When he showed the battered leaves to botanist Wyn Jones, Wyn asked if they had been taken from a fern or a shrub. “Neither,” David replied. “They came from a huge, very tall tree.” The botanist was puzzled. David helped in the search that followed, looking through books and on the Internet. And gradually the excitement grew. As the weeks went by, and the leaves could not be identified by any of the experts, enthusiasm grew even more.
Eventually, after many botanists had pored over David’s leaves, it became clear that the tree was a survivor from millions of years ago—the leaves matched spectacular rock imprints of prehistoric leaves that belonged to the two-hundred-million-year-old Araucariaceae family.
Clearly it was necessary to find out a good deal more about this extraordinary tree, and David led a small team of experts back to the place where the momentous discovery had been made. As a result of that expedition, and exhaustive research into the literature and examination of museum samples, the tree, a new genus, was named, in honor of the finder, Wollemia nobilis, the Wollemi pine. It struck me, as I was talking to David, that for the sake of the majestic tree it was lucky that David had an appropriately majestic name. After all, it could have been found by a Mr. Bottomley!
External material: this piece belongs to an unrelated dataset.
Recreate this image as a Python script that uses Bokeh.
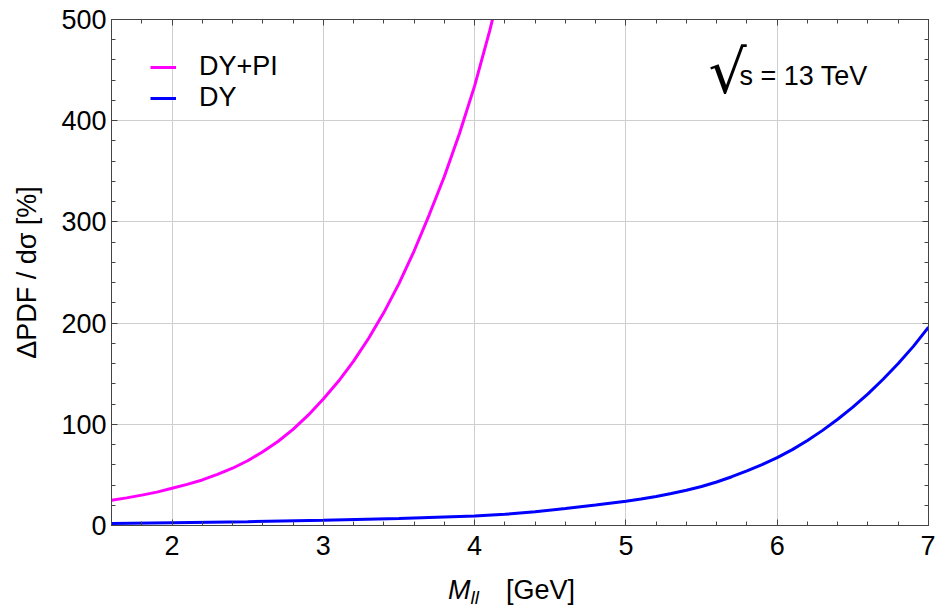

It is indeed a noble tree, a majestic conifer that grows to a height of up to 130 feet in the wild, with a trunk diameter of more than 3 feet. It has unusual pendulous foliage, with apple-green new tips in spring and early summer, in vivid contrast with the older dark green foliage.
Continuing research showed that the pollen of this new tree matched that found in deposits, across the planet, dating from the Cretaceous period somewhere between 65 and 150 million years ago when Australia was still attached to the southern super-continent of Gondwana. One professor of botany, Carrick Chambers, the director of the Botanic Gardens Trust–Sydney, exclaimed in wonder: “This is the equivalent of finding a small dinosaur alive on earth.”